Sementara itu, Yuliati Eka Asi selaku dosen Prodi Pendidikan Bahasa dan Sastra Indonesia (PBSI) Universitas Palangka Raya menyambut baik gelaran FBIM ini. Menurutnya, FBIM merupakan wadah melestarikan dan mengenalkan kesenian dan budaya Bumi Tambun Bungai. Lingkupnya tak hanya di Kalteng, tapi juga nasional hingga mancanegara.
“Kami menyambut baik dilaksanakannya kembali FBIM, karena hal ini cukup efektif dalam rangka melestarikan budaya dan kesenian Kalteng,” katanya kepada Kalteng Pos. Perempuan yang juga dosen Pendidikan Sendratasik ini menambahkan, momen pelaksanaa FBIM ini bisa dijadikan ajang kampanye kearifan local, terutama permainan tradisional yang sudah jarang sekali ditemui di era serbadigital saat ini.

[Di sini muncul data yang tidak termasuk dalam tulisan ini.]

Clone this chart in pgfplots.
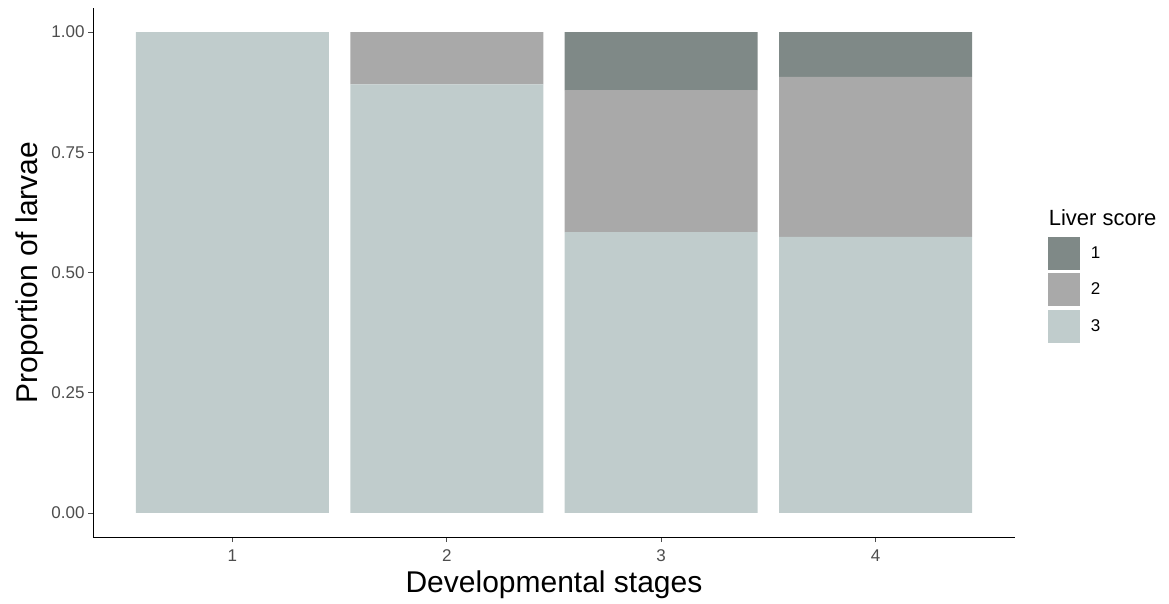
\documentclass[border=0pt]{standalone}
\usepackage{pgfplots}
\pgfplotsset{compat=1.18}
\usepackage{fontspec}
\setmainfont{Liberation Sans}
\definecolor{s1}{HTML}{7F8987}
\definecolor{s2}{HTML}{A9A9A9}
\definecolor{s3}{HTML}{C0CCCC}
\definecolor{tickgray}{HTML}{4D4D4D}
\begin{document}
\begin{tikzpicture}[x=1pt,y=1pt]
\path (0,0) rectangle (1169,603);
\begin{axis}[
  at={(93pt,66pt)}, anchor=south west,
  width=922pt, height=529pt, scale only axis,
  clip=false,
  xmin=0.35, xmax=4.65, ymin=-0.05, ymax=1.05,
  ybar stacked, bar width=0.9, bar shift=0pt,
  axis x line*=bottom, axis y line*=left,
  axis line style={black, line width=0.8pt, -},
  xtick={1,2,3,4},
  ytick={0,0.25,0.5,0.75,1},
  yticklabel style={/pgf/number format/.cd, fixed, fixed zerofill, precision=2},
  /pgf/number format/assume math mode=true,
  tick style={black!70, line width=0.6pt},
  tick align=outside, major tick length=5pt,
  ticklabel style={font=\fontsize{17}{19}\selectfont, text=tickgray},
  xticklabel style={yshift=-4pt},
  xlabel={Developmental stages}, ylabel={Proportion of larvae},
  label style={font=\fontsize{30}{34}\selectfont},
  xlabel style={yshift=-2pt},
  ylabel style={yshift=1pt},
  legend style={at={(1.0354,0.568)}, anchor=north west, draw=none, fill=none,
    font=\fontsize{17}{19}\selectfont, row sep=3.5pt, inner sep=0pt},
  legend cell align=left,
  reverse legend,
  legend image code/.code={\fill[#1] (0pt,-16.5pt) rectangle (32pt,16.5pt);},
  every axis legend/.append style={nodes={inner xsep=11pt, inner ysep=0pt}},
]
\addplot[fill=s3, draw=none] coordinates {(1,1.00) (2,0.891) (3,0.584) (4,0.574)};
\addplot[fill=s2, draw=none] coordinates {(1,0.00) (2,0.109) (3,0.295) (4,0.333)};
\addplot[fill=s1, draw=none] coordinates {(1,0.00) (2,0.000) (3,0.121) (4,0.093)};
\legend{3,2,1}
\node[anchor=west, font=\fontsize{22}{25}\selectfont, inner sep=0pt] at (axis description cs:1.0365,0.604) {Liver score};
\end{axis}
\end{tikzpicture}
\end{document}
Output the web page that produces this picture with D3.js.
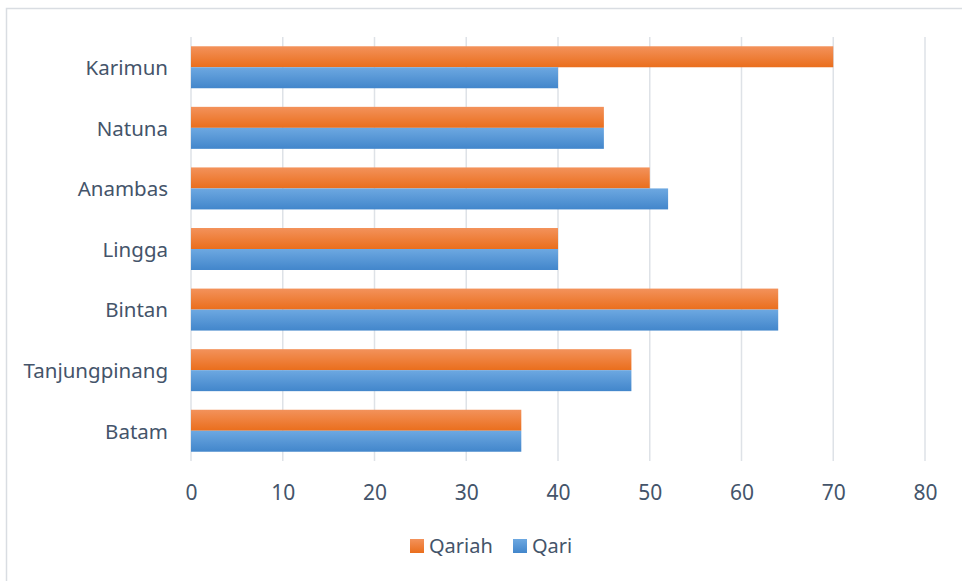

Karena anak-anak masa kini lebih tertarik menggunakan gadget untuk mengisi waktu luang daripada memainkan permainan tradisional. “Mungkin di daerah-daerah perdesaan masih cukup lestari dan masih sering dimainkan oleh anakanak,” ucapnya.
Ia berharap ke depannya pemerintah bisa menaikkan pamor permainan tradisional dengan mengemasnya secara menarik, agar menggugah minat generasi penerus. “Harapannya melalui FBIM ini ke depan permainan-permainan tradisional ini dapat menarik minat anak-anak dan remaja. Ini adalah kekayaan budaya yang mesti digali kembali,” harapnya.
Yuliati mencotohkan salah satu permainan tradisional yang jarang dijumpai yakni balogo. Permainan balogo menggunakan tipeng/ campa (stik terbuat dari kayu) dan logo (terbuat dari tempurung kelapa berbentuk segitiga maupun bentuk lainnya). Pemain dibagi ke dalam dua tim (satu tim beranggota 3 orang), yakni tim pasang dan tembak. Jika salah satu logo ada yang pecah, pertanda tim pemilik logo itu kalah.